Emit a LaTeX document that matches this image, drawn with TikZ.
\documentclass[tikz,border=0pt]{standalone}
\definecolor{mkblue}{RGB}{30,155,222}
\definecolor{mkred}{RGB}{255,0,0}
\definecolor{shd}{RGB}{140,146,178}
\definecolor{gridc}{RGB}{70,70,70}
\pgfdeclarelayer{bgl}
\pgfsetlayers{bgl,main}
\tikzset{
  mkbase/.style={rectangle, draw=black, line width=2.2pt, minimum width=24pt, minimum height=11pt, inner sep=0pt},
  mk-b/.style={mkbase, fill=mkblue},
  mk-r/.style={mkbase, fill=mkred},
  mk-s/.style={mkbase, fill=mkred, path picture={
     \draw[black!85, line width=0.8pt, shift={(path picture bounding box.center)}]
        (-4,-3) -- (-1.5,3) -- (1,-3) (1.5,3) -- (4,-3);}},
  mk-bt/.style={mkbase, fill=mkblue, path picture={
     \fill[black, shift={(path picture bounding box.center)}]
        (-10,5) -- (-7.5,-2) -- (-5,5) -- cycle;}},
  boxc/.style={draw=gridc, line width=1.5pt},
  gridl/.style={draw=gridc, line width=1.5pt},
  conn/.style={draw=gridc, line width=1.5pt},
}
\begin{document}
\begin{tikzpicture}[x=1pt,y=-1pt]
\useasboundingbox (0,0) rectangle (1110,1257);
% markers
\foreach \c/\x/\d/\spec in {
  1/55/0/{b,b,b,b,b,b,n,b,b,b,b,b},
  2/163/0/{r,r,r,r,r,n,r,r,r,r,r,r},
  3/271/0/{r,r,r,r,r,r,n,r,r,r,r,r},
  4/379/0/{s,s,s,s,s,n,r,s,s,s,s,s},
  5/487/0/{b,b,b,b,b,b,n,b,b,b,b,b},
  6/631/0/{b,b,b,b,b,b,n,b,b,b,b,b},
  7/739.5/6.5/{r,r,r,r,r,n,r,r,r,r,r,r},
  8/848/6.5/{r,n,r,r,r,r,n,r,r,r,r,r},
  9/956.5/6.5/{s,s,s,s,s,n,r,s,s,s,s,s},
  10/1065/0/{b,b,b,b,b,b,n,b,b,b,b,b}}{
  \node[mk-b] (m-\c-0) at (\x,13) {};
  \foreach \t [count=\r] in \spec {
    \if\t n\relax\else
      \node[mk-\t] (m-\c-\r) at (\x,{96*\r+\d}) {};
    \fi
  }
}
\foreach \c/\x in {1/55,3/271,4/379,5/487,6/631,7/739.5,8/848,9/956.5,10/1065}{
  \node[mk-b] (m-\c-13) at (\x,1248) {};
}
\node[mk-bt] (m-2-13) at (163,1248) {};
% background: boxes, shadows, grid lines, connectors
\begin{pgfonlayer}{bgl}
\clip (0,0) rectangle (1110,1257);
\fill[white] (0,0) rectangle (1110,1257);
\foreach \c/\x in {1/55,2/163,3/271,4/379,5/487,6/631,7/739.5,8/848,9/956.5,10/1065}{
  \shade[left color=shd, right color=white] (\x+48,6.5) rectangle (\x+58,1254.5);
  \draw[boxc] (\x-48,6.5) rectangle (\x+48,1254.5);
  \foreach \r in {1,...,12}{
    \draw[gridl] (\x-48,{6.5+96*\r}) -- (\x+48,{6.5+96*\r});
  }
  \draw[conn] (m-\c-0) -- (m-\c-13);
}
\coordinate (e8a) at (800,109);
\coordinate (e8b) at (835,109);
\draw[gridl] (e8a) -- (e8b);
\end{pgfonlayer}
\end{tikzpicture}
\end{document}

....................

* _PROBLEM DESCRIPTION_: Write out every line of the material again, exactly as it reads.

* _EXERCISE OUTPUT_:
Emit a LaTeX document that matches this image, drawn with TikZ.
\documentclass[tikz,border=0pt]{standalone}
\definecolor{mkblue}{RGB}{30,155,222}
\definecolor{mkred}{RGB}{255,0,0}
\definecolor{shd}{RGB}{140,146,178}
\definecolor{gridc}{RGB}{70,70,70}
\pgfdeclarelayer{bgl}
\pgfsetlayers{bgl,main}
\tikzset{
  mkbase/.style={rectangle, draw=black, line width=2.2pt, minimum width=24pt, minimum height=11pt, inner sep=0pt},
  mk-b/.style={mkbase, fill=mkblue},
  mk-r/.style={mkbase, fill=mkred},
  mk-s/.style={mkbase, fill=mkred, path picture={
     \draw[black!85, line width=0.8pt, shift={(path picture bounding box.center)}]
        (-4,-3) -- (-1.5,3) -- (1,-3) (1.5,3) -- (4,-3);}},
  mk-bt/.style={mkbase, fill=mkblue, path picture={
     \fill[black, shift={(path picture bounding box.center)}]
        (-10,5) -- (-7.5,-2) -- (-5,5) -- cycle;}},
  boxc/.style={draw=gridc, line width=1.5pt},
  gridl/.style={draw=gridc, line width=1.5pt},
  conn/.style={draw=gridc, line width=1.5pt},
}
\begin{document}
\begin{tikzpicture}[x=1pt,y=-1pt]
\useasboundingbox (0,0) rectangle (1110,1257);
% markers
\foreach \c/\x/\d/\spec in {
  1/55/0/{b,b,b,b,b,b,n,b,b,b,b,b},
  2/163/0/{r,r,r,r,r,n,r,r,r,r,r,r},
  3/271/0/{r,r,r,r,r,r,n,r,r,r,r,r},
  4/379/0/{s,s,s,s,s,n,r,s,s,s,s,s},
  5/487/0/{b,b,b,b,b,b,n,b,b,b,b,b},
  6/631/0/{b,b,b,b,b,b,n,b,b,b,b,b},
  7/739.5/6.5/{r,r,r,r,r,n,r,r,r,r,r,r},
  8/848/6.5/{r,n,r,r,r,r,n,r,r,r,r,r},
  9/956.5/6.5/{s,s,s,s,s,n,r,s,s,s,s,s},
  10/1065/0/{b,b,b,b,b,b,n,b,b,b,b,b}}{
  \node[mk-b] (m-\c-0) at (\x,13) {};
  \foreach \t [count=\r] in \spec {
    \if\t n\relax\else
      \node[mk-\t] (m-\c-\r) at (\x,{96*\r+\d}) {};
    \fi
  }
}
\foreach \c/\x in {1/55,3/271,4/379,5/487,6/631,7/739.5,8/848,9/956.5,10/1065}{
  \node[mk-b] (m-\c-13) at (\x,1248) {};
}
\node[mk-bt] (m-2-13) at (163,1248) {};
% background: boxes, shadows, grid lines, connectors
\begin{pgfonlayer}{bgl}
\clip (0,0) rectangle (1110,1257);
\fill[white] (0,0) rectangle (1110,1257);
\foreach \c/\x in {1/55,2/163,3/271,4/379,5/487,6/631,7/739.5,8/848,9/956.5,10/1065}{
  \shade[left color=shd, right color=white] (\x+48,6.5) rectangle (\x+58,1254.5);
  \draw[boxc] (\x-48,6.5) rectangle (\x+48,1254.5);
  \foreach \r in {1,...,12}{
    \draw[gridl] (\x-48,{6.5+96*\r}) -- (\x+48,{6.5+96*\r});
  }
  \draw[conn] (m-\c-0) -- (m-\c-13);
}
\coordinate (e8a) at (800,109);
\coordinate (e8b) at (835,109);
\draw[gridl] (e8a) -- (e8b);
\end{pgfonlayer}
\end{tikzpicture}
\end{document}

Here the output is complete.